▶ _Short task_: Extract, exactly as written, each line from the start of the records below to the line containing "shares = [36.7, 24.7, 9.5, 8.6, 7.8, 5.2, 5.4, 1.1, 1.0]", both ends included; drop the pictures.

▶ _Given data_:
· · ·

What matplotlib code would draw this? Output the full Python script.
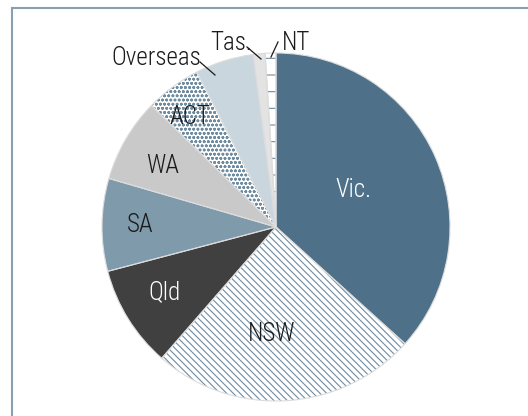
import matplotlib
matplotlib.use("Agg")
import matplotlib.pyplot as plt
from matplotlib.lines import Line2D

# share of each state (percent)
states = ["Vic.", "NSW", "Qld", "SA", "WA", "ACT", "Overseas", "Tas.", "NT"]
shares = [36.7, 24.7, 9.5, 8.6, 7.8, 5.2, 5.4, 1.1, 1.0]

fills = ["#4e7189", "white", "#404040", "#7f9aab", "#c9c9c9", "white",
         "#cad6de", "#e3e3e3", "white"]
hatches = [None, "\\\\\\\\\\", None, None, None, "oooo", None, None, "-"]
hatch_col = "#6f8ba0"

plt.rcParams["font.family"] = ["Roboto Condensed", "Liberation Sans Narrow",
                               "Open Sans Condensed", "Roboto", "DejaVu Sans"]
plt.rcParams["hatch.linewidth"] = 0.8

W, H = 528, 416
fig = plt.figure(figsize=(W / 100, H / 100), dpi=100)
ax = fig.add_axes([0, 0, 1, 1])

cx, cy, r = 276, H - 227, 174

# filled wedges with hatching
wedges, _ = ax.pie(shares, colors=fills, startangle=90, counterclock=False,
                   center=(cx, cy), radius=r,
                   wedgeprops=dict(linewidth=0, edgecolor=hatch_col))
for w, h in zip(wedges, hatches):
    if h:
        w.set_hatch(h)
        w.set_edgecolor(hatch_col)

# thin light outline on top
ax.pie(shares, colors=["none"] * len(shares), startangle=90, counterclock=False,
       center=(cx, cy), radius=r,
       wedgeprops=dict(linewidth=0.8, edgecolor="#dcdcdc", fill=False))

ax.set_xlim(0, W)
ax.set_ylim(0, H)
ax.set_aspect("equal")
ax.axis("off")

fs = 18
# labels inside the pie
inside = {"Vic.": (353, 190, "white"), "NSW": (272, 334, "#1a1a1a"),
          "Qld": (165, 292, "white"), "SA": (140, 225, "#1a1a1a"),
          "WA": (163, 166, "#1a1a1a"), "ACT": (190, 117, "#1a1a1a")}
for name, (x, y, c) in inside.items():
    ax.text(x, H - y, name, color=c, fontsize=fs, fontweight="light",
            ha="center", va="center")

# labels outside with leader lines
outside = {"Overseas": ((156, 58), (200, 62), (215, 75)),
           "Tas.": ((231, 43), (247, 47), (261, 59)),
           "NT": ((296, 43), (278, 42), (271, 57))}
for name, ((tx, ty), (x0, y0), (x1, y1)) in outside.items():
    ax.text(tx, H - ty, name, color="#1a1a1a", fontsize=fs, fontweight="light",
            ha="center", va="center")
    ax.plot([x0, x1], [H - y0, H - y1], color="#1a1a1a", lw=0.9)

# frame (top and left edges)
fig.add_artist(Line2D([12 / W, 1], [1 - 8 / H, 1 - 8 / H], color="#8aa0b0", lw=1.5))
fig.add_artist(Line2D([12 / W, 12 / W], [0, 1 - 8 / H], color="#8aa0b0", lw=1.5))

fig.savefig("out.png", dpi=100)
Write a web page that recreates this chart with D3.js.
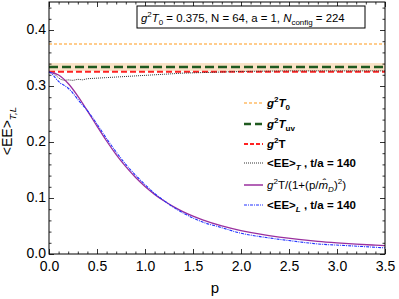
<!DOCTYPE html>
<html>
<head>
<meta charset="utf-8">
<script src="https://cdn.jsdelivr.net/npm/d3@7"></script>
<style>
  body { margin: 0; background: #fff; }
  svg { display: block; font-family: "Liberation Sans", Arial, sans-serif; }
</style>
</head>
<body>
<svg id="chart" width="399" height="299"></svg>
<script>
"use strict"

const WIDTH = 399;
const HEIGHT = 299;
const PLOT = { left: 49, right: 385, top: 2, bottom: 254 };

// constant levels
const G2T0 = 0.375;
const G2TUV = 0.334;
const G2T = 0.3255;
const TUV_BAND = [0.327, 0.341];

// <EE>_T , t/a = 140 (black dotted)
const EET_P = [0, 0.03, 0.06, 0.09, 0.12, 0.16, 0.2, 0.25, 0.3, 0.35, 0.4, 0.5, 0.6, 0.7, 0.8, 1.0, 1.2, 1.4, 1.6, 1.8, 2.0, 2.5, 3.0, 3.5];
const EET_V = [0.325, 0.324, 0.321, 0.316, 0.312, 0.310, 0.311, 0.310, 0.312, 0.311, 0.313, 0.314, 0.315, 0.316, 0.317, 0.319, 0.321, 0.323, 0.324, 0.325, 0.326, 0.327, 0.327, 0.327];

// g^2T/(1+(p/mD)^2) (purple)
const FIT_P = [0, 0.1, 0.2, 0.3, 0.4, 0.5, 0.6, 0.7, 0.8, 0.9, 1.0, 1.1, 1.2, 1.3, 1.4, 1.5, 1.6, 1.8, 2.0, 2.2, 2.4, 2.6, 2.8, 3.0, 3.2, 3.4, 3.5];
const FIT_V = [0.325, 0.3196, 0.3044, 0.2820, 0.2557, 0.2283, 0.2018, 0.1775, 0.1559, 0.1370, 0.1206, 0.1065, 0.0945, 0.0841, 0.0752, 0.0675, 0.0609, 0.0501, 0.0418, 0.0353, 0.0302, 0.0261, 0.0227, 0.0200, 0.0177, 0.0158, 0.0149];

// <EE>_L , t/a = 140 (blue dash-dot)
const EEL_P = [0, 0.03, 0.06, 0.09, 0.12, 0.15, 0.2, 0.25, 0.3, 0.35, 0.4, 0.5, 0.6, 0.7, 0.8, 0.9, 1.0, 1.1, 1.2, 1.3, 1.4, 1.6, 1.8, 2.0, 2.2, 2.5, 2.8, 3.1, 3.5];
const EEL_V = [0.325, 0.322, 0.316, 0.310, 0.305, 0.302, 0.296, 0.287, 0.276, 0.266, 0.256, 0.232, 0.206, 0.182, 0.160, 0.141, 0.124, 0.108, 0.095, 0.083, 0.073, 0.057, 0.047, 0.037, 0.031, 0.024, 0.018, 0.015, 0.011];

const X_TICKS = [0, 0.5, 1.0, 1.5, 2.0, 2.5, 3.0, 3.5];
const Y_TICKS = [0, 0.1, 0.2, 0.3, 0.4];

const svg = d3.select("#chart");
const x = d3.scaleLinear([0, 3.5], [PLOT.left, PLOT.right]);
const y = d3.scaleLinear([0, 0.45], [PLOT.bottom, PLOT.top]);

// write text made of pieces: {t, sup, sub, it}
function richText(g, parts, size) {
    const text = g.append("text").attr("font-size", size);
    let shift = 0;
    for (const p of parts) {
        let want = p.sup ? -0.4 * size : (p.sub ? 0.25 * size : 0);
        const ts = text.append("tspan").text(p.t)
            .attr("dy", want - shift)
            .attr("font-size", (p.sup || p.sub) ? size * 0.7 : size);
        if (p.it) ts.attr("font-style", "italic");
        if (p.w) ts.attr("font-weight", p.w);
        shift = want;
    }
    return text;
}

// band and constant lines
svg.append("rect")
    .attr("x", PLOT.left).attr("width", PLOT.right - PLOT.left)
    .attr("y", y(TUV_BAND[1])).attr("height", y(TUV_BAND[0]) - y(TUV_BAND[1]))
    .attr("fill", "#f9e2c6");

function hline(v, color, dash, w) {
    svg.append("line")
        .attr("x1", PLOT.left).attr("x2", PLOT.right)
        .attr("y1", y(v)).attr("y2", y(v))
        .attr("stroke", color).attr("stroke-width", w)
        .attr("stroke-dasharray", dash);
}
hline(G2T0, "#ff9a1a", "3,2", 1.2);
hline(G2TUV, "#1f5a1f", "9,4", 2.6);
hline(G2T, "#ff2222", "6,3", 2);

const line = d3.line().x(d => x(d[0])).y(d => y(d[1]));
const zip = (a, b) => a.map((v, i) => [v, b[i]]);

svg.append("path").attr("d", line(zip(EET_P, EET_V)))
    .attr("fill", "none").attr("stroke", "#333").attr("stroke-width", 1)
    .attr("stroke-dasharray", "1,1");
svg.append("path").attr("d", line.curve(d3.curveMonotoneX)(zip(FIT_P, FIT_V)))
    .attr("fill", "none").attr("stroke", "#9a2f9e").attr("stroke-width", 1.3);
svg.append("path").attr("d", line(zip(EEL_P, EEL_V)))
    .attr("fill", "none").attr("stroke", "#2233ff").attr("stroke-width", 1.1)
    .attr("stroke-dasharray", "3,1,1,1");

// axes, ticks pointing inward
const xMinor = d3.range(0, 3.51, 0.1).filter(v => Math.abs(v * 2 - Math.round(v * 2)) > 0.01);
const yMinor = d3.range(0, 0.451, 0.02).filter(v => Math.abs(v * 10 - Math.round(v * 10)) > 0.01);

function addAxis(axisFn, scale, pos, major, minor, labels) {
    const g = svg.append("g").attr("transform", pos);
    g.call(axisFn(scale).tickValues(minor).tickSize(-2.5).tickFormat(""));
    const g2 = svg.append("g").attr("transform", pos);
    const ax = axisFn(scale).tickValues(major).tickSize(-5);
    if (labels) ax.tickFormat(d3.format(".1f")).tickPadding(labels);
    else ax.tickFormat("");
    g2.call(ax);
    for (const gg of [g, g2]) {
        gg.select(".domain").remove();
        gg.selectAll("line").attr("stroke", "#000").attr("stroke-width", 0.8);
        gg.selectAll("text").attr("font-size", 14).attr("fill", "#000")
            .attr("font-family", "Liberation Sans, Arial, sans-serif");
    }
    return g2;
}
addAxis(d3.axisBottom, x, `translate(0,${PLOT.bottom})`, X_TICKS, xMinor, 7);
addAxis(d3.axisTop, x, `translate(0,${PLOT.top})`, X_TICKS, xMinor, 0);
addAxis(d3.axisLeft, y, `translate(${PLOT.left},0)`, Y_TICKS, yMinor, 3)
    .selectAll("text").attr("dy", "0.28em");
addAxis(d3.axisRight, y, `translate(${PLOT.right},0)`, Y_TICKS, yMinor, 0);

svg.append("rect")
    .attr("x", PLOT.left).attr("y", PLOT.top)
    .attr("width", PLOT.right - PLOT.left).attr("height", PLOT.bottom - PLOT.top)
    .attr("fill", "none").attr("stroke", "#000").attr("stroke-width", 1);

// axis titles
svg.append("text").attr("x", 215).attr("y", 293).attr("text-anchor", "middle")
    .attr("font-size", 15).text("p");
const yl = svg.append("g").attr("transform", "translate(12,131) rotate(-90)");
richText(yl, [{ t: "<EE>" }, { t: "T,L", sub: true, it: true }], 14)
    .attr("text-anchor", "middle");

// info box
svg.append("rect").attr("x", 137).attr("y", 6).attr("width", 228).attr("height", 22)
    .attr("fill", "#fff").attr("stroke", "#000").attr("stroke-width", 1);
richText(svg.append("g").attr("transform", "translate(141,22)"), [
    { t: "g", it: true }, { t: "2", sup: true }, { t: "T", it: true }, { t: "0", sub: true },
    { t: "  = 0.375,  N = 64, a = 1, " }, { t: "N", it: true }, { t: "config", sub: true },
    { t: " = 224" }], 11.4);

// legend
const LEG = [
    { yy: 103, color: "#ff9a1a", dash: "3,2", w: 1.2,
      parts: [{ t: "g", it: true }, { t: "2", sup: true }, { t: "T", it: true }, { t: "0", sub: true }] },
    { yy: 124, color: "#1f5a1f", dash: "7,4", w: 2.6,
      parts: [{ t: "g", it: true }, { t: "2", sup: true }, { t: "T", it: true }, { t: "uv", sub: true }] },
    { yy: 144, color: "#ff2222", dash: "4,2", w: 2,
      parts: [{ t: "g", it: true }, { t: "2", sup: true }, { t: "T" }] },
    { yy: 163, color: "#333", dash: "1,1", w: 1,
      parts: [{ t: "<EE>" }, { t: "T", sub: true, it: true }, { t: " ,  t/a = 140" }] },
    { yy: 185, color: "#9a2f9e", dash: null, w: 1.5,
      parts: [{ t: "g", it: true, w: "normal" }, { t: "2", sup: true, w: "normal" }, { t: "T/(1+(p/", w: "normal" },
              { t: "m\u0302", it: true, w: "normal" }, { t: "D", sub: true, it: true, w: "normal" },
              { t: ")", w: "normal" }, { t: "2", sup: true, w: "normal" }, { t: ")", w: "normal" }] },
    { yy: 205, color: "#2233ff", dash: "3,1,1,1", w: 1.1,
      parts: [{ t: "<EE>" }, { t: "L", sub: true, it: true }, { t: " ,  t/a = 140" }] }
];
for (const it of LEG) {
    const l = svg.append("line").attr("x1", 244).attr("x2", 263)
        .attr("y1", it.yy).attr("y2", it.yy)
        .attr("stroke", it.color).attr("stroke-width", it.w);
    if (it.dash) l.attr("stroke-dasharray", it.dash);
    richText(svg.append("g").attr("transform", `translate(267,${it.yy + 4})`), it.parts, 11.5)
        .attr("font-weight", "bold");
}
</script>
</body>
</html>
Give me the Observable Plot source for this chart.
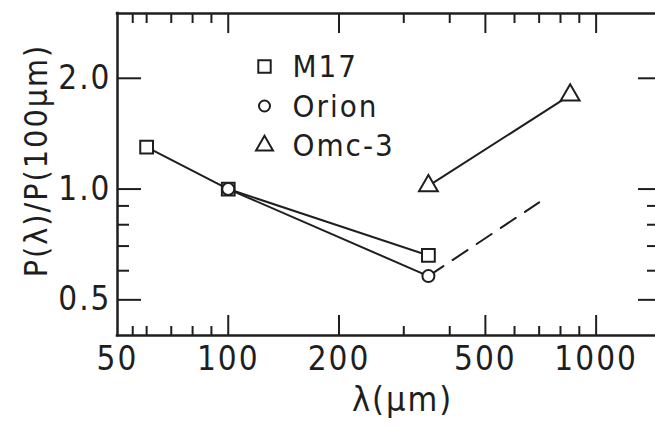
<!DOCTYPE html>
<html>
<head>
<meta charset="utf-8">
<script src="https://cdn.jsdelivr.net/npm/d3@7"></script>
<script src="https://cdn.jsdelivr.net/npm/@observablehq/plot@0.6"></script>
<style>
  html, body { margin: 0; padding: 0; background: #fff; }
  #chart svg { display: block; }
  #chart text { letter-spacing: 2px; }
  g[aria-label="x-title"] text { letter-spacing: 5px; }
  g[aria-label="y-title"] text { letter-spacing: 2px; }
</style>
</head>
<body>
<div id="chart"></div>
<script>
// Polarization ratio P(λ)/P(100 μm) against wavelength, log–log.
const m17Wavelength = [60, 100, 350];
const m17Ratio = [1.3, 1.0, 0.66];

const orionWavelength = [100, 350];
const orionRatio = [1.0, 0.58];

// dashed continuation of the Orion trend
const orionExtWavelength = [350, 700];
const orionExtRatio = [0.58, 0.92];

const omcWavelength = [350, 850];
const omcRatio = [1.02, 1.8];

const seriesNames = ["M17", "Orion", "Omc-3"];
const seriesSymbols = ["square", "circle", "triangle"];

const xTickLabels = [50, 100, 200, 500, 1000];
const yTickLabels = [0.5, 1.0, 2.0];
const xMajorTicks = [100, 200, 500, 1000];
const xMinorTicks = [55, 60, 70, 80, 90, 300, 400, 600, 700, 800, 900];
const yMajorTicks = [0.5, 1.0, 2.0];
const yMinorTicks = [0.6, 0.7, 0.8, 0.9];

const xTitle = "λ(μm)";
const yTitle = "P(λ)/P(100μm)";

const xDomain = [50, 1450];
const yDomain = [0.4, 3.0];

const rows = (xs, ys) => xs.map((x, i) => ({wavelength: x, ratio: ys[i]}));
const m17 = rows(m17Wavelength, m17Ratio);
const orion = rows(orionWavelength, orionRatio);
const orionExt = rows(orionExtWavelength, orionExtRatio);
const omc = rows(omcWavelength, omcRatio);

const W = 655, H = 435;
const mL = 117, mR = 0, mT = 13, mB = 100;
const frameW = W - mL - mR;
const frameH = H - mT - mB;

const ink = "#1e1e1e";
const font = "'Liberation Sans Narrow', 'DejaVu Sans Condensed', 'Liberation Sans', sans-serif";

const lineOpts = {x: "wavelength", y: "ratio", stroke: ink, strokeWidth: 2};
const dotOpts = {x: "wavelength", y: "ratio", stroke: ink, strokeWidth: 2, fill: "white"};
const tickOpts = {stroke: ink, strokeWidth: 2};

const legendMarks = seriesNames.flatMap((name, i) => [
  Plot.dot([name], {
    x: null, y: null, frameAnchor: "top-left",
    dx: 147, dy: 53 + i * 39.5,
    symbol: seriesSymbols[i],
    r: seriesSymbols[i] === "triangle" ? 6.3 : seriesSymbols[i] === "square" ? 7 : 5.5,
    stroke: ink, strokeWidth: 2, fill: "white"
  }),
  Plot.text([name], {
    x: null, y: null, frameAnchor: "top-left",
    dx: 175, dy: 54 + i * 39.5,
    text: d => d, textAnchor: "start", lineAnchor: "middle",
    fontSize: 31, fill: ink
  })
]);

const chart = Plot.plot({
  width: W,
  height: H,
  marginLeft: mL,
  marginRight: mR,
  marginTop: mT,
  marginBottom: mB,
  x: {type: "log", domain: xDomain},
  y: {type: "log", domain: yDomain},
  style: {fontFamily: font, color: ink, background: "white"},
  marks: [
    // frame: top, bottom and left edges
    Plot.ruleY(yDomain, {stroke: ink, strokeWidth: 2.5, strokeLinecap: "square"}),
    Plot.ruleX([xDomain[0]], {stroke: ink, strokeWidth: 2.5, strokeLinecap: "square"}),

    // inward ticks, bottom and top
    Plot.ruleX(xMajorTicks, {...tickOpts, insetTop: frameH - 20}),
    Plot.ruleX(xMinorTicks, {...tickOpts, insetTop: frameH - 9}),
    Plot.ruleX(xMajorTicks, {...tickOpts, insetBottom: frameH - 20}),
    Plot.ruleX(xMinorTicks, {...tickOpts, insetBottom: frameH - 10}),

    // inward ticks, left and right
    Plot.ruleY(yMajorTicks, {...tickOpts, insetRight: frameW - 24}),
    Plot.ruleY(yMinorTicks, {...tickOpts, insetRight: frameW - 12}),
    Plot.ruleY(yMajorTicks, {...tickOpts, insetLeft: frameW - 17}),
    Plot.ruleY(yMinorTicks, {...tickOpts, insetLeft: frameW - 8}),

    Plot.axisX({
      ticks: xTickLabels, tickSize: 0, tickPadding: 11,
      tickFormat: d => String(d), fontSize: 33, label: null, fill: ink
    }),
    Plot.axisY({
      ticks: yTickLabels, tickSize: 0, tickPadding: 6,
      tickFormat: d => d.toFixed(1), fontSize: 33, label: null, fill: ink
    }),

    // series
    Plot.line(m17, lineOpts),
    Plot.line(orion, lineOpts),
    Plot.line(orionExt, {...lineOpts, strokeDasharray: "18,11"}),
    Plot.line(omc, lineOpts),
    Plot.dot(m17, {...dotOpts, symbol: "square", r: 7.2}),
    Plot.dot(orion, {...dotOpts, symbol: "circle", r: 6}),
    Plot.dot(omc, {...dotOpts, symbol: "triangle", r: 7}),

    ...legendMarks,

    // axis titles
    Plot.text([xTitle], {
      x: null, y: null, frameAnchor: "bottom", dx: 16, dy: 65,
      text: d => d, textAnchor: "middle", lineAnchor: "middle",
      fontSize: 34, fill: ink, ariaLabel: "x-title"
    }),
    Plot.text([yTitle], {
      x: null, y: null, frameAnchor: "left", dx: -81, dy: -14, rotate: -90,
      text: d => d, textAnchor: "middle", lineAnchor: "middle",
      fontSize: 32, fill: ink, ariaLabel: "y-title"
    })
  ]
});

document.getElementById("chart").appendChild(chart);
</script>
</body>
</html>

· · ·

▶ _Correct answer_:
What matplotlib code would draw this? Output the full Python script.
import matplotlib
matplotlib.use("Agg")
import matplotlib.pyplot as plt
from matplotlib.lines import Line2D

# share of each state (percent)
states = ["Vic.", "NSW", "Qld", "SA", "WA", "ACT", "Overseas", "Tas.", "NT"]
shares = [36.7, 24.7, 9.5, 8.6, 7.8, 5.2, 5.4, 1.1, 1.0]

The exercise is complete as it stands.